Task data
---+---

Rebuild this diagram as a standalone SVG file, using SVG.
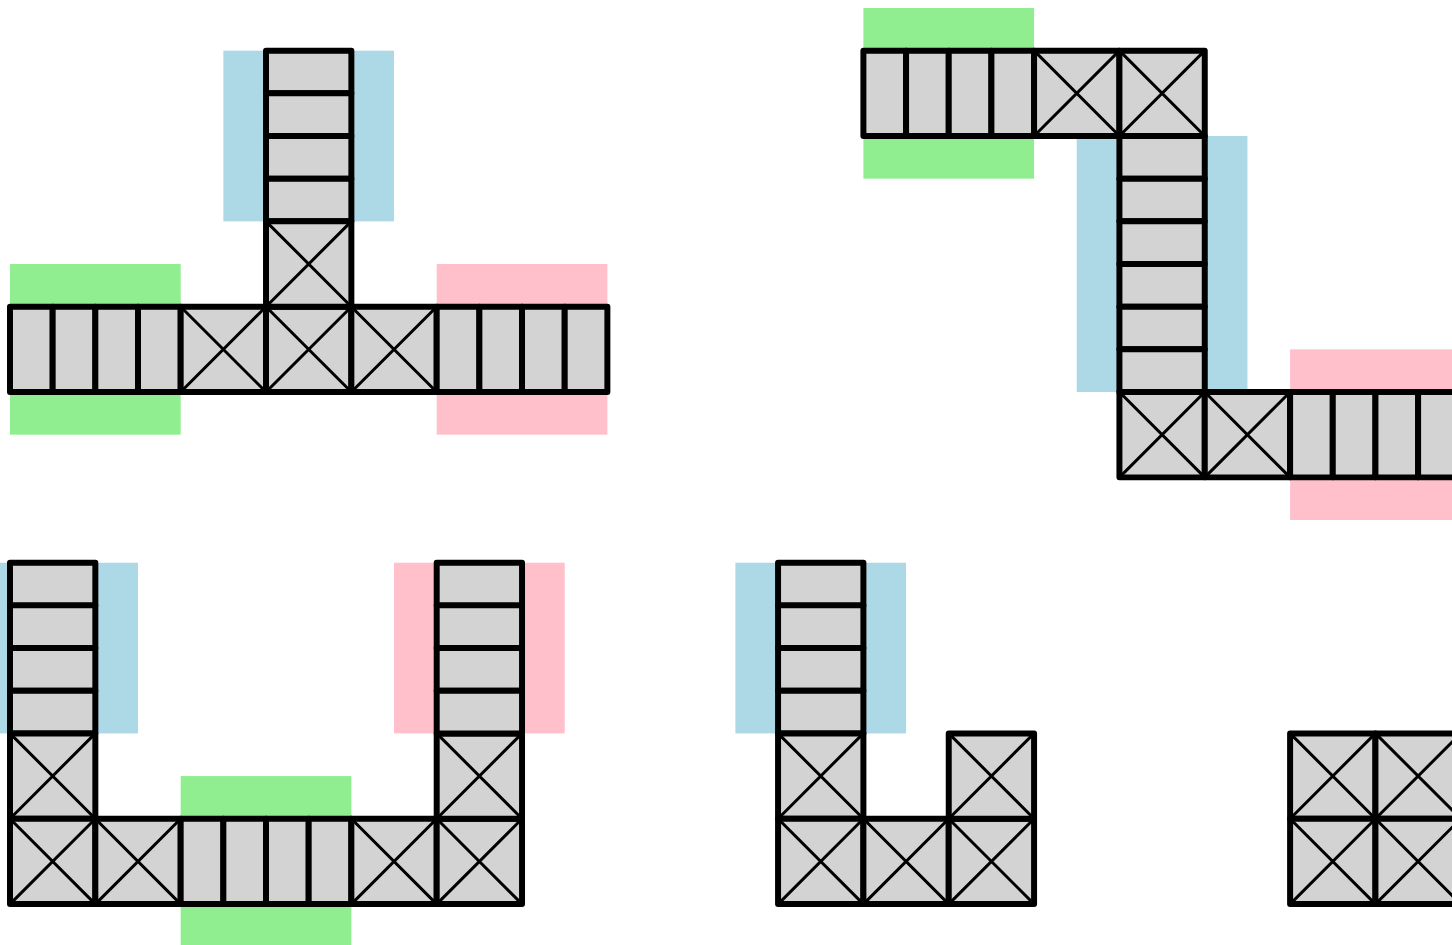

---+---

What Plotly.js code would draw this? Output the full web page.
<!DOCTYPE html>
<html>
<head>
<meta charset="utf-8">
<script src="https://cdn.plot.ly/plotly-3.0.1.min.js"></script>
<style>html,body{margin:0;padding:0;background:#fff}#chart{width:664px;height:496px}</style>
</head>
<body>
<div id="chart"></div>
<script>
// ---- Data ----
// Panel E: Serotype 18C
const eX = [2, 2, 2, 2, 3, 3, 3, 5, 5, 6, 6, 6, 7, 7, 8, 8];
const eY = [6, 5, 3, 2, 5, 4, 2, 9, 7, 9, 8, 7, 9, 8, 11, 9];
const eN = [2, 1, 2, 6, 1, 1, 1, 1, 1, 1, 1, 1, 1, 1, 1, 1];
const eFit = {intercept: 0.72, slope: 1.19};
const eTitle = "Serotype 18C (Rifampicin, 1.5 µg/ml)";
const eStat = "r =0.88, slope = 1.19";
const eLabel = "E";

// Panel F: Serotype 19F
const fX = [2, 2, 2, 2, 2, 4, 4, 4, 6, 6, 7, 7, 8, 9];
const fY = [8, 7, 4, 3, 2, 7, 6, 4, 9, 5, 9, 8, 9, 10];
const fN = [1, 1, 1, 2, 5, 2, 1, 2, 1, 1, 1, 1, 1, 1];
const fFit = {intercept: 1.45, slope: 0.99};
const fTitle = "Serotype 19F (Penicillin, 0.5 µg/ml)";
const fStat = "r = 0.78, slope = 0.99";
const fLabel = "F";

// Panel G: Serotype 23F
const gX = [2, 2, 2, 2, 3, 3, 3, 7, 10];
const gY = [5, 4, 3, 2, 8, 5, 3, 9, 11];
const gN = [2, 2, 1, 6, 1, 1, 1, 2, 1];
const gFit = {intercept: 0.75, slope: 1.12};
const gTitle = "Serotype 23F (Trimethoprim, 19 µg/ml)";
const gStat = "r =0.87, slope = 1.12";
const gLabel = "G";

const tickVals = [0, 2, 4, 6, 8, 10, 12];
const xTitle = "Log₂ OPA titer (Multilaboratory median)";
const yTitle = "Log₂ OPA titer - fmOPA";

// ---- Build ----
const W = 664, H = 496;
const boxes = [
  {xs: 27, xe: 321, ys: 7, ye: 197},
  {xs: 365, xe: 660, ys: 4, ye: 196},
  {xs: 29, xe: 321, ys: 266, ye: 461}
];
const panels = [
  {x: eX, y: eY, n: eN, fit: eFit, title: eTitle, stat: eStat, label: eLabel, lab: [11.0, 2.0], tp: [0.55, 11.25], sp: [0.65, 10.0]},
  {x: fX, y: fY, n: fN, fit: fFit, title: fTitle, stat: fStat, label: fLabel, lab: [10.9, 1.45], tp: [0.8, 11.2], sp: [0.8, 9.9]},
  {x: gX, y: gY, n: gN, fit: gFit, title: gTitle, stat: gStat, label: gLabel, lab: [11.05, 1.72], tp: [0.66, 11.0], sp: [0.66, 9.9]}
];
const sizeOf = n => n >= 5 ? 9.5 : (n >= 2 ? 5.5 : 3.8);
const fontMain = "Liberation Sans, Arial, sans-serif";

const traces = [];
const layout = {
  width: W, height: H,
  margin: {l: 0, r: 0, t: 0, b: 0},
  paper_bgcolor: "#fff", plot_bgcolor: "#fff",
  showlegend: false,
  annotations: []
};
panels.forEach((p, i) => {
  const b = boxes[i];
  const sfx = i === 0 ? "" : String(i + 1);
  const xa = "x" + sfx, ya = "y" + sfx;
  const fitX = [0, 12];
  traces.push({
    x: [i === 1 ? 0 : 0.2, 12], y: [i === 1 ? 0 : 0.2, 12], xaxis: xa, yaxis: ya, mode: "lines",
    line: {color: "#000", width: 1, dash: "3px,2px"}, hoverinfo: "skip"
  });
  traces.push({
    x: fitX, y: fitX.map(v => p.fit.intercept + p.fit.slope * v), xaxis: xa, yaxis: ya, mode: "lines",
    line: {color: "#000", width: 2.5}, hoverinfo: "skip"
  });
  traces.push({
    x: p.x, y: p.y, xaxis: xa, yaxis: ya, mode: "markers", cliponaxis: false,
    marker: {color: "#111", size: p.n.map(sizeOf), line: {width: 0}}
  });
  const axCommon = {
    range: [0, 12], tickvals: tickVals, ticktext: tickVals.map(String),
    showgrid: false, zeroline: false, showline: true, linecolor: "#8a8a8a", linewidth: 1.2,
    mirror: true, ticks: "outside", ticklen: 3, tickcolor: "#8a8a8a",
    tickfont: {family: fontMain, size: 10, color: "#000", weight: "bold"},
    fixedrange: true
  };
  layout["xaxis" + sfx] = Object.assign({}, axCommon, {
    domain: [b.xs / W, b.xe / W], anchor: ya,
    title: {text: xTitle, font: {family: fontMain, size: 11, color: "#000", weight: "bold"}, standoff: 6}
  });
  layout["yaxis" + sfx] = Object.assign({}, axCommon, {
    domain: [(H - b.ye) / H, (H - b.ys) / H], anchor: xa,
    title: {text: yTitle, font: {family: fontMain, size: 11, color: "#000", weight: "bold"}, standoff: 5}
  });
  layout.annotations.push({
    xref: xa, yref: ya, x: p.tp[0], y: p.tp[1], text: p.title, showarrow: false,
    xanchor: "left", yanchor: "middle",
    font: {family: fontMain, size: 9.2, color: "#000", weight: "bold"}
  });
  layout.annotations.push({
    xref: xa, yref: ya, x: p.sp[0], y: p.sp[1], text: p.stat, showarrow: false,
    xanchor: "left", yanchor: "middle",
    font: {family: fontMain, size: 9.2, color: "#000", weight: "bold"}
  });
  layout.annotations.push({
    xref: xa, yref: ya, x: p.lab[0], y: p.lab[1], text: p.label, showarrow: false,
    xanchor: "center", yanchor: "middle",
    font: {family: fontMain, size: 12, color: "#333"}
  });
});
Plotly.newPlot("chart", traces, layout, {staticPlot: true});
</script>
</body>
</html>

---+---

Copy out every line of the listing that contains the string "this".

Complete output
Rebuild this diagram as a standalone SVG file, using SVG.
What Plotly.js code would draw this? Output the full web page.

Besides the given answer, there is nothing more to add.